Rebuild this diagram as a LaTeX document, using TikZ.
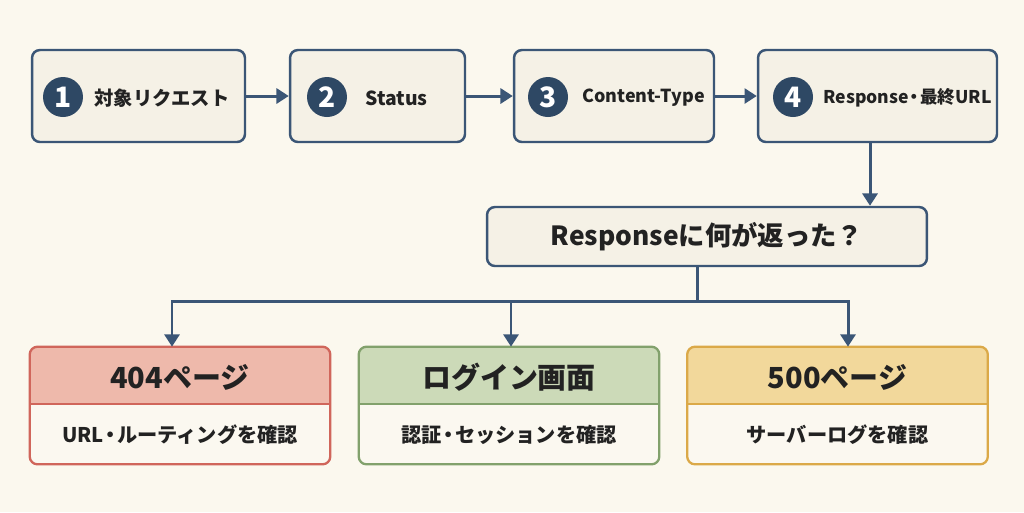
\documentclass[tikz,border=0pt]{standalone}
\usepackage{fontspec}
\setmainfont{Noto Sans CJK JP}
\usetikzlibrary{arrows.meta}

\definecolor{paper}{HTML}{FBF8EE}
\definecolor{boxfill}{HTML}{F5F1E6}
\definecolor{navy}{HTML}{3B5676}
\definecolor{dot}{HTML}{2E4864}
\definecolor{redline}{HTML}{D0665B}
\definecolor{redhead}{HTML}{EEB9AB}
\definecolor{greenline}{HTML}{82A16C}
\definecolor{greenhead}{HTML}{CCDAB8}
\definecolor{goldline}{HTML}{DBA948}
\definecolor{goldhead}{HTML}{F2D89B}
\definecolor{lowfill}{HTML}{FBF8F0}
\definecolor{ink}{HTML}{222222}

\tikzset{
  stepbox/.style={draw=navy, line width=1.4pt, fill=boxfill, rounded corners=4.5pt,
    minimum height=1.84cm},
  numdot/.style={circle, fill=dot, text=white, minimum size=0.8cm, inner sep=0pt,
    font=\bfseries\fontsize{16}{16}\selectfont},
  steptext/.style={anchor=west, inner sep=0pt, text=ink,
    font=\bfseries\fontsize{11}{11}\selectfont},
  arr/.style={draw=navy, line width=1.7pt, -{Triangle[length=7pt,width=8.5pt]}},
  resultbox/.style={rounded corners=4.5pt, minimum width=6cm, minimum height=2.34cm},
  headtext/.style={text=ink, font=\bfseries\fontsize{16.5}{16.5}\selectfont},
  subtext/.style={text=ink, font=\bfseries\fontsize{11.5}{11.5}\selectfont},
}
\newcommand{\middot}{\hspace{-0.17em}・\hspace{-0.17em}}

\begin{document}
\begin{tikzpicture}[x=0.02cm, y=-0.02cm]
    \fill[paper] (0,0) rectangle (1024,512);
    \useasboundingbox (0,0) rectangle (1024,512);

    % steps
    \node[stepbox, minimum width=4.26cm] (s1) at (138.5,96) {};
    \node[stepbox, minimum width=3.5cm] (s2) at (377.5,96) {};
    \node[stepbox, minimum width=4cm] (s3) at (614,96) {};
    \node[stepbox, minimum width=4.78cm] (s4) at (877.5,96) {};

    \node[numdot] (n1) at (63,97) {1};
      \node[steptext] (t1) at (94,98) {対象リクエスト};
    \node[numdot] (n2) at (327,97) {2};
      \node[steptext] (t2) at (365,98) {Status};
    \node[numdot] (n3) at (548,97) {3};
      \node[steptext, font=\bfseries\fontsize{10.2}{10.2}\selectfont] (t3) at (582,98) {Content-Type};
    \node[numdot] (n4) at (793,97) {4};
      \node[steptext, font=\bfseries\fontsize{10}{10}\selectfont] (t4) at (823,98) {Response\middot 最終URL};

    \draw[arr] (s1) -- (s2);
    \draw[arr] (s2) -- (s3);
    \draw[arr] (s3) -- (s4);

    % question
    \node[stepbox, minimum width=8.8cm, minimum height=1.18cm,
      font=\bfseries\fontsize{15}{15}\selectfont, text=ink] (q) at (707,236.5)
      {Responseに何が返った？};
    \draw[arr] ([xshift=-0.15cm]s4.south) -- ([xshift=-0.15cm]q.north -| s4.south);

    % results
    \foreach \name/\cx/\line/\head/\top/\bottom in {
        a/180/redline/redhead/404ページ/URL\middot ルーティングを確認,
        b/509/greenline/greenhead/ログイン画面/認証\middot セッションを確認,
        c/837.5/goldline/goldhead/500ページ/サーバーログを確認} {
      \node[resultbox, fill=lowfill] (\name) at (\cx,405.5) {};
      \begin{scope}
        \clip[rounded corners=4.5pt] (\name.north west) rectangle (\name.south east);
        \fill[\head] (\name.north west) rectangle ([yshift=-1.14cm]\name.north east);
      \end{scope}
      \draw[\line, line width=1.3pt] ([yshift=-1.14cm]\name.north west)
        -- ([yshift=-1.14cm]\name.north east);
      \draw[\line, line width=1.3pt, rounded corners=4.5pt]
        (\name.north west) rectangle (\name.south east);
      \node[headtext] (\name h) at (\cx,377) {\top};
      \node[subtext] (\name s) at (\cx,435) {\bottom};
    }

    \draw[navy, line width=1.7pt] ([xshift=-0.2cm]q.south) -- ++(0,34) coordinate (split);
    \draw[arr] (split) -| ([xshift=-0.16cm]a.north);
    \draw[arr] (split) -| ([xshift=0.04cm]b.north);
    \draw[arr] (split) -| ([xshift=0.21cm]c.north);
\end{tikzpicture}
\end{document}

○ ○ ○ ○ ○ ○ ○

*Written problem*
Copy out all the data exactly; skip the pictures.

*Response*
Rebuild this diagram as a LaTeX document, using TikZ.
\documentclass[tikz,border=0pt]{standalone}
\usepackage{fontspec}
\setmainfont{Noto Sans CJK JP}
\usetikzlibrary{arrows.meta}

\definecolor{paper}{HTML}{FBF8EE}
\definecolor{boxfill}{HTML}{F5F1E6}
\definecolor{navy}{HTML}{3B5676}
\definecolor{dot}{HTML}{2E4864}
\definecolor{redline}{HTML}{D0665B}
\definecolor{redhead}{HTML}{EEB9AB}
\definecolor{greenline}{HTML}{82A16C}
\definecolor{greenhead}{HTML}{CCDAB8}
\definecolor{goldline}{HTML}{DBA948}
\definecolor{goldhead}{HTML}{F2D89B}
\definecolor{lowfill}{HTML}{FBF8F0}
\definecolor{ink}{HTML}{222222}

\tikzset{
  stepbox/.style={draw=navy, line width=1.4pt, fill=boxfill, rounded corners=4.5pt,
    minimum height=1.84cm},
  numdot/.style={circle, fill=dot, text=white, minimum size=0.8cm, inner sep=0pt,
    font=\bfseries\fontsize{16}{16}\selectfont},
  steptext/.style={anchor=west, inner sep=0pt, text=ink,
    font=\bfseries\fontsize{11}{11}\selectfont},
  arr/.style={draw=navy, line width=1.7pt, -{Triangle[length=7pt,width=8.5pt]}},
  resultbox/.style={rounded corners=4.5pt, minimum width=6cm, minimum height=2.34cm},
  headtext/.style={text=ink, font=\bfseries\fontsize{16.5}{16.5}\selectfont},
  subtext/.style={text=ink, font=\bfseries\fontsize{11.5}{11.5}\selectfont},
}
\newcommand{\middot}{\hspace{-0.17em}・\hspace{-0.17em}}

\begin{document}
\begin{tikzpicture}[x=0.02cm, y=-0.02cm]
    \fill[paper] (0,0) rectangle (1024,512);
    \useasboundingbox (0,0) rectangle (1024,512);

    % steps
    \node[stepbox, minimum width=4.26cm] (s1) at (138.5,96) {};
    \node[stepbox, minimum width=3.5cm] (s2) at (377.5,96) {};
    \node[stepbox, minimum width=4cm] (s3) at (614,96) {};
    \node[stepbox, minimum width=4.78cm] (s4) at (877.5,96) {};

    \node[numdot] (n1) at (63,97) {1};
      \node[steptext] (t1) at (94,98) {対象リクエスト};
    \node[numdot] (n2) at (327,97) {2};
      \node[steptext] (t2) at (365,98) {Status};
    \node[numdot] (n3) at (548,97) {3};
      \node[steptext, font=\bfseries\fontsize{10.2}{10.2}\selectfont] (t3) at (582,98) {Content-Type};
    \node[numdot] (n4) at (793,97) {4};
      \node[steptext, font=\bfseries\fontsize{10}{10}\selectfont] (t4) at (823,98) {Response\middot 最終URL};

    \draw[arr] (s1) -- (s2);
    \draw[arr] (s2) -- (s3);
    \draw[arr] (s3) -- (s4);

    % question
    \node[stepbox, minimum width=8.8cm, minimum height=1.18cm,
      font=\bfseries\fontsize{15}{15}\selectfont, text=ink] (q) at (707,236.5)
      {Responseに何が返った？};
    \draw[arr] ([xshift=-0.15cm]s4.south) -- ([xshift=-0.15cm]q.north -| s4.south);

    % results
    \foreach \name/\cx/\line/\head/\top/\bottom in {
        a/180/redline/redhead/404ページ/URL\middot ルーティングを確認,
        b/509/greenline/greenhead/ログイン画面/認証\middot セッションを確認,
        c/837.5/goldline/goldhead/500ページ/サーバーログを確認} {
      \node[resultbox, fill=lowfill] (\name) at (\cx,405.5) {};
      \begin{scope}
        \clip[rounded corners=4.5pt] (\name.north west) rectangle (\name.south east);
        \fill[\head] (\name.north west) rectangle ([yshift=-1.14cm]\name.north east);
      \end{scope}
      \draw[\line, line width=1.3pt] ([yshift=-1.14cm]\name.north west)
        -- ([yshift=-1.14cm]\name.north east);
      \draw[\line, line width=1.3pt, rounded corners=4.5pt]
        (\name.north west) rectangle (\name.south east);
      \node[headtext] (\name h) at (\cx,377) {\top};
      \node[subtext] (\name s) at (\cx,435) {\bottom};
    }

    \draw[navy, line width=1.7pt] ([xshift=-0.2cm]q.south) -- ++(0,34) coordinate (split);
    \draw[arr] (split) -| ([xshift=-0.16cm]a.north);
    \draw[arr] (split) -| ([xshift=0.04cm]b.north);
    \draw[arr] (split) -| ([xshift=0.21cm]c.north);
\end{tikzpicture}
\end{document}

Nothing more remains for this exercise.